Originally published by New Context.
Monitoring and analyzing event logs are a vital part of system maintenance. These logs provide a detailed listing of just about every task, request, or entry made into a program on any given day. When tracing the root of a problem, they’re essential because of how interconnected all parts of a system may be. However, they’re only as useful as you make them. This is where event log analysis comes in.
If data is to become useful information, it requires context. In modern systems, it can be very challenging to trace the origin of an issue. There are essential tools that organizations can leverage to make the most of their data and keep their systems operating at peak performance.
What to Look for in Event Log Analysis
Organizations need to expand their horizons on what they’re studying when they review these logs to ensure they don’t miss anything critical. Often, the issue isn’t clear. A breach in cloud security could display in the form of increased traffic or reduced performance.
If analysts and engineers are only looking for security-specific issues, they could miss many vital indicators that aren’t as obvious. Sudden resource usage might not indicate a spike in demand: it could be a bad actor exploiting a vulnerability in the system. Even if the metric isn’t explicitly for security, it’s important to always consider security when evaluating networks. After all, everything is interconnected. A resource can break down and cause a bottleneck in a program that seems entirely unrelated. Tracing these errors means leaving nothing to chance and collecting every piece of information possible. To that end, it’s essential to have all logs stored in a central system, not in multiple places or multiple instances. The more segmented the data warehouse, the more difficult it will be to have a holistic view of the environment and discover issues.
Of course, it’s very easy to get into a position where the organization is watching everything and seeing nothing when taking that approach. While data is critical, it’s not enough. Data is just data. Information is data with context. The key is to collect as much data as possible on the system’s status and then use available tools to turn it into actionable metrics.

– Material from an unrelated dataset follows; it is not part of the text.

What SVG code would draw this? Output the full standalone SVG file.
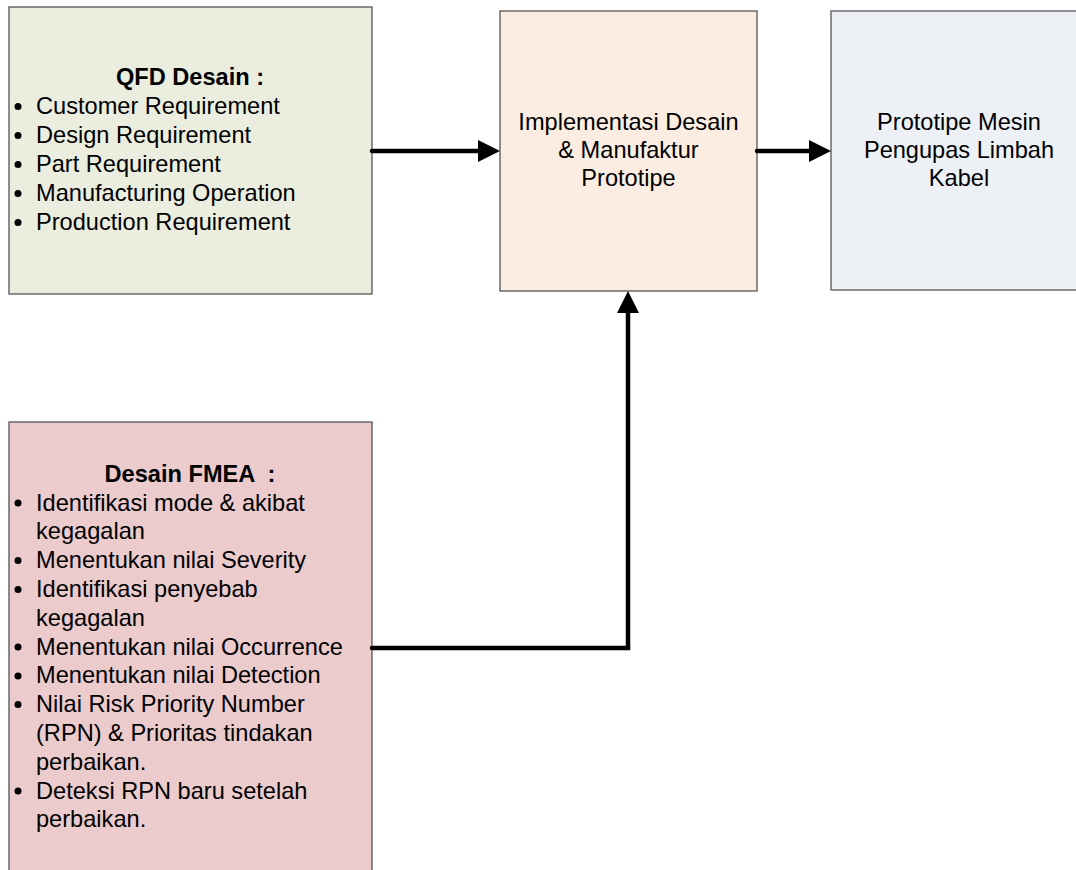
<svg xmlns="http://www.w3.org/2000/svg" width="1076" height="870" viewBox="0 0 1076 870">
  <style>
    .box { stroke: #555555; stroke-width: 1.3; }
    .txt { font-family: "Liberation Sans", Arial, sans-serif; font-size: 23.6px; fill: #000; white-space: pre; }
    .title { font-weight: bold; }
    .mid { text-anchor: middle; }
    .conn { fill: none; stroke: #000; stroke-width: 4.5; stroke-linejoin: miter; stroke-linecap: round; }
    .dot { fill: #000; }
  </style>
  <defs>
    <marker id="arrow" markerUnits="userSpaceOnUse" markerWidth="24" markerHeight="24" refX="0" refY="11" orient="auto">
      <path d="M0,0 L22,11 L0,22 Z" fill="#000"/>
    </marker>
  </defs>
  <rect width="1076" height="870" fill="#fff"/>

  <g id="qfd">
    <rect class="box" x="9" y="7" width="363" height="287" fill="#EBEEDF"/>
    <text class="txt title mid" x="190" y="85">QFD Desain :</text>
    <g class="dot">
      <circle cx="18" cy="106.5" r="3.5"/>
      <circle cx="18" cy="135.5" r="3.5"/>
      <circle cx="18" cy="164.5" r="3.5"/>
      <circle cx="18" cy="193.5" r="3.5"/>
      <circle cx="18" cy="222.5" r="3.5"/>
    </g>
    <text class="txt" x="36" y="114">Customer Requirement</text>
    <text class="txt" x="36" y="143">Design Requirement</text>
    <text class="txt" x="36" y="172">Part Requirement</text>
    <text class="txt" x="36" y="201">Manufacturing Operation</text>
    <text class="txt" x="36" y="230">Production Requirement</text>
  </g>

  <g id="implementasi">
    <rect class="box" x="500" y="11" width="257" height="280" fill="#FCEDE2"/>
    <text class="txt mid" x="628.5" y="130">Implementasi Desain</text>
    <text class="txt mid" x="628.5" y="158">&amp; Manufaktur</text>
    <text class="txt mid" x="628.5" y="186">Prototipe</text>
  </g>

  <g id="prototipe">
    <rect class="box" x="831" y="11" width="257" height="279" fill="#EDF0F5"/>
    <text class="txt mid" x="959" y="130">Prototipe Mesin</text>
    <text class="txt mid" x="959" y="158">Pengupas Limbah</text>
    <text class="txt mid" x="959" y="186">Kabel</text>
  </g>

  <g id="fmea">
    <rect class="box" x="9" y="422" width="363" height="460" fill="#EBCBCB"/>
    <text class="txt title mid" x="190" y="482">Desain FMEA  :</text>
    <g class="dot">
      <circle cx="18" cy="503" r="3.5"/>
      <circle cx="18" cy="560.5" r="3.5"/>
      <circle cx="18" cy="589.5" r="3.5"/>
      <circle cx="18" cy="647" r="3.5"/>
      <circle cx="18" cy="676" r="3.5"/>
      <circle cx="18" cy="704.5" r="3.5"/>
      <circle cx="18" cy="791" r="3.5"/>
    </g>
    <text class="txt" x="36" y="510.5">Identifikasi mode &amp; akibat</text>
    <text class="txt" x="36" y="539.3">kegagalan</text>
    <text class="txt" x="36" y="568.1">Menentukan nilai Severity</text>
    <text class="txt" x="36" y="596.9">Identifikasi penyebab</text>
    <text class="txt" x="36" y="625.7">kegagalan</text>
    <text class="txt" x="36" y="654.5">Menentukan nilai Occurrence</text>
    <text class="txt" x="36" y="683.3">Menentukan nilai Detection</text>
    <text class="txt" x="36" y="712.1">Nilai Risk Priority Number</text>
    <text class="txt" x="36" y="740.9">(RPN) &amp; Prioritas tindakan</text>
    <text class="txt" x="36" y="769.7">perbaikan.</text>
    <text class="txt" x="36" y="798.5">Deteksi RPN baru setelah</text>
    <text class="txt" x="36" y="827.3">perbaikan.</text>
  </g>

  <g id="connectors">
    <path class="conn" d="M372,151 L478,151" marker-end="url(#arrow)"/>
    <path class="conn" d="M757,151 L809,151" marker-end="url(#arrow)"/>
    <path class="conn" d="M372,648 L628,648 L628,313" marker-end="url(#arrow)"/>
  </g>
</svg>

Monitoring Tools to Consider
There is a virtually endless range of tools for monitoring everything from a single application’s performance to an entire infrastructure across multiple clouds. Within the security community, some are notable for their ability to turn a wide range of data into actionable metrics:
- Cloud-specific tools: There are plenty of cloud-specific tools that users can leverage in monitoring their environments. Amazon Web Services has both CloudTrail and CloudWatch, which can track events across the entire account, including security events and audit trails, like if a user updates their password or if there’s a change in the IP location of traffic. Microsoft Azure has something similar in its Azure Monitor. Tools like these help users keep track of all events, establish alerts and take remedial action as appropriate.
- Datadog: This is another security solution, though it’s more agnostic as it can apply to just about any service, app, or container. It’s a helpful tool for monitoring sudden resource use spikes that can indicate a broader security issue.

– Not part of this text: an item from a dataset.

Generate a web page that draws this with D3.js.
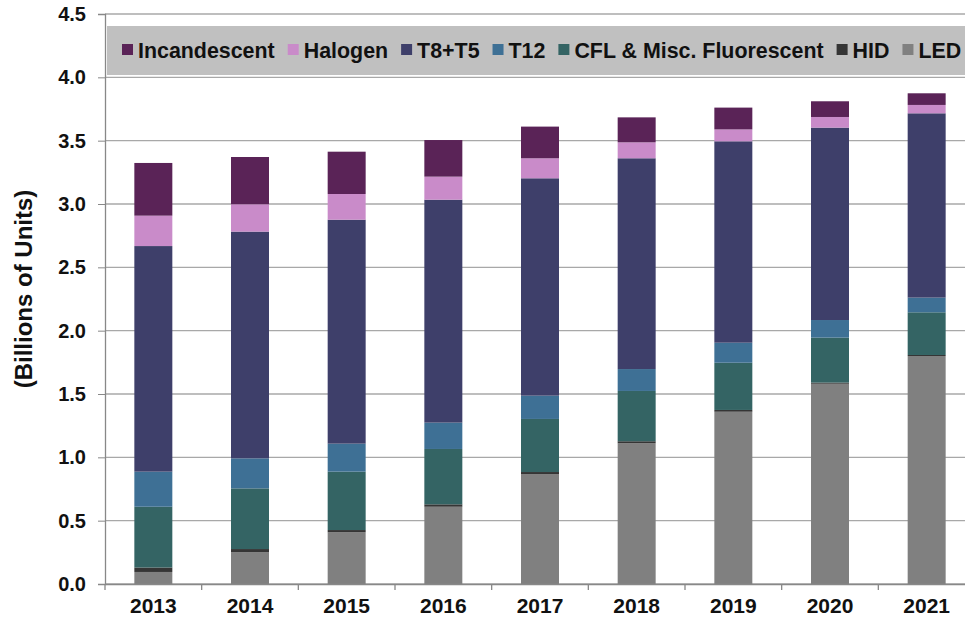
<!DOCTYPE html>
<html>
<head>
<meta charset="utf-8">
<script src="https://cdn.jsdelivr.net/npm/d3@7"></script>
<style>
  html, body { margin: 0; padding: 0; background: #fff; }
  svg { display: block; font-family: "Liberation Sans", Arial, sans-serif; font-weight: bold; }
</style>
</head>
<body>
<svg id="chart" width="965" height="624"></svg>
<script>
const years = ["2013","2014","2015","2016","2017","2018","2019","2020","2021"];
const led          = [0.095, 0.250, 0.408, 0.610, 0.868, 1.111, 1.360, 1.581, 1.800];
const hid          = [0.035, 0.026, 0.018, 0.019, 0.016, 0.016, 0.014, 0.009, 0.008];
const cfl          = [0.480, 0.479, 0.461, 0.437, 0.419, 0.397, 0.373, 0.355, 0.337];
const t12          = [0.277, 0.237, 0.221, 0.208, 0.184, 0.173, 0.158, 0.139, 0.116];
const t8t5         = [1.781, 1.790, 1.768, 1.760, 1.716, 1.664, 1.590, 1.519, 1.455];
const halogen      = [0.240, 0.216, 0.203, 0.182, 0.158, 0.126, 0.094, 0.084, 0.066];
const incandescent = [0.416, 0.373, 0.334, 0.289, 0.250, 0.197, 0.172, 0.124, 0.092];
const seriesNames  = ["LED", "HID", "CFL & Misc. Fluorescent", "T12", "T8+T5", "Halogen", "Incandescent"];
const legendOrder  = ["Incandescent", "Halogen", "T8+T5", "T12", "CFL & Misc. Fluorescent", "HID", "LED"];
const yTicks       = [0, 0.5, 1.0, 1.5, 2.0, 2.5, 3.0, 3.5, 4.0, 4.5];
const yTitle       = "(Billions of Units)";

const colors = {
  "LED": "#808080",
  "HID": "#353535",
  "CFL & Misc. Fluorescent": "#346464",
  "T12": "#3e7095",
  "T8+T5": "#3e3f6a",
  "Halogen": "#c98bc9",
  "Incandescent": "#5a2357"
};

const seriesValues = [led, hid, cfl, t12, t8t5, halogen, incandescent];
const rows = years.map((yr, i) => {
  const r = { year: yr };
  seriesNames.forEach((n, k) => r[n] = seriesValues[k][i]);
  return r;
});

const svg = d3.select("#chart");
const pLeft = 105, pRight = 975, pTop = 14, pBottom = 584;

const x = d3.scaleBand().domain(years).range([pLeft, pRight])
  .paddingInner(0.607).paddingOuter(0.3035);
const y = d3.scaleLinear().domain([0, 4.5]).range([pBottom, pTop]);

// gridlines
svg.append("g").selectAll("line").data(yTicks).join("line")
  .attr("x1", pLeft).attr("x2", pRight)
  .attr("y1", d => y(d)).attr("y2", d => y(d))
  .attr("stroke", "#a8a8a8").attr("stroke-width", 1.3);

// legend box
const legendG = svg.append("g");
legendG.append("rect")
  .attr("x", 107).attr("y", 26).attr("width", pRight - 107).attr("height", 49)
  .attr("fill", "#c0c0c0");

// bars
const stack = d3.stack().keys(seriesNames)(rows);
svg.append("g").selectAll("g").data(stack).join("g")
  .attr("fill", d => colors[d.key])
  .selectAll("rect").data(d => d).join("rect")
  .attr("x", d => x(d.data.year))
  .attr("width", x.bandwidth())
  .attr("y", d => y(d[1]))
  .attr("height", d => y(d[0]) - y(d[1]));

// y axis
const yAxis = svg.append("g").attr("transform", `translate(${pLeft},0)`)
  .call(d3.axisLeft(y).tickValues(yTicks).tickFormat(d3.format(".1f")).tickSize(7).tickPadding(12));
yAxis.select(".domain").attr("stroke", "#888").attr("stroke-width", 1.3);
yAxis.selectAll(".tick line").attr("stroke", "#888");
yAxis.selectAll("text").attr("font-size", 20).attr("font-weight", "bold")
  .attr("font-family", "Liberation Sans, Arial, sans-serif").attr("fill", "#111");

// x axis
const xAxis = svg.append("g").attr("transform", `translate(0,${pBottom})`)
  .call(d3.axisBottom(x).tickSize(0).tickPadding(14));
xAxis.select(".domain").attr("stroke", "#888").attr("stroke-width", 1.3);
xAxis.selectAll("text").attr("font-size", 21).attr("font-weight", "bold")
  .attr("font-family", "Liberation Sans, Arial, sans-serif").attr("fill", "#111");
// category boundary ticks
const step = x.step();
svg.append("g").selectAll("line").data(d3.range(years.length + 1)).join("line")
  .attr("x1", i => pLeft + i * step).attr("x2", i => pLeft + i * step)
  .attr("y1", pBottom).attr("y2", pBottom + 6)
  .attr("stroke", "#888").attr("stroke-width", 1.3);

// y title
svg.append("text")
  .attr("transform", `translate(32,289) rotate(-90)`)
  .attr("text-anchor", "middle")
  .attr("font-size", 24).attr("fill", "#111")
  .text(yTitle);

// legend items
let cx = 122;
legendOrder.forEach(name => {
  legendG.append("rect")
    .attr("x", cx).attr("y", 44).attr("width", 11).attr("height", 11)
    .attr("fill", colors[name]);
  const t = legendG.append("text")
    .attr("x", cx + 16).attr("y", 58)
    .attr("font-size", 21.4).attr("fill", "#111")
    .text(name);
  cx = cx + 16 + t.node().getComputedTextLength() + 13;
});
</script>
</body>
</html>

- Zenpack: Zenpack is another tool for monitoring events across platforms. It’s particularly valuable as it allows for interaction with metrics from various systems and methods for acting on issues. It also provides the ability to build customized reports based on the needs of a specific program.
- Splunk: This tool supports infrastructure monitoring in a real-time environment. It offers end-to-end visibility for investigations. A user could review an issue like high page load times, click through it, and connect it to other potentially related errors.
- Elasticsearch: This isn’t a tool for analyzing data so much as it’s one for organizing it. It essentially becomes a search engine, allowing the user to input all types of data and then scan through it to discover answers. It’s an index-based search, making it far faster than text-level searching counterparts. This tool is often used in forensic exams following a breach or incident because it simplifies the process of searching out causes even in massive amounts of data.
- QRadar Security Information and Event Management: This tool is another means of gathering and monitoring real-time data. It can consolidate these events into an easier-to-follow format, even over a wide range of devices and applications. It can collect different information and connect it to single alerts to speed incident response.
The key to event log analysis is never to rule out any available data from consideration simply because it’s not precisely related to security issues. Many breaches and vulnerabilities show up as metrics that indicate performance issues. The most intelligent approach is to collect all the data possible and then make sense of it using the wide berth of tools available on the market.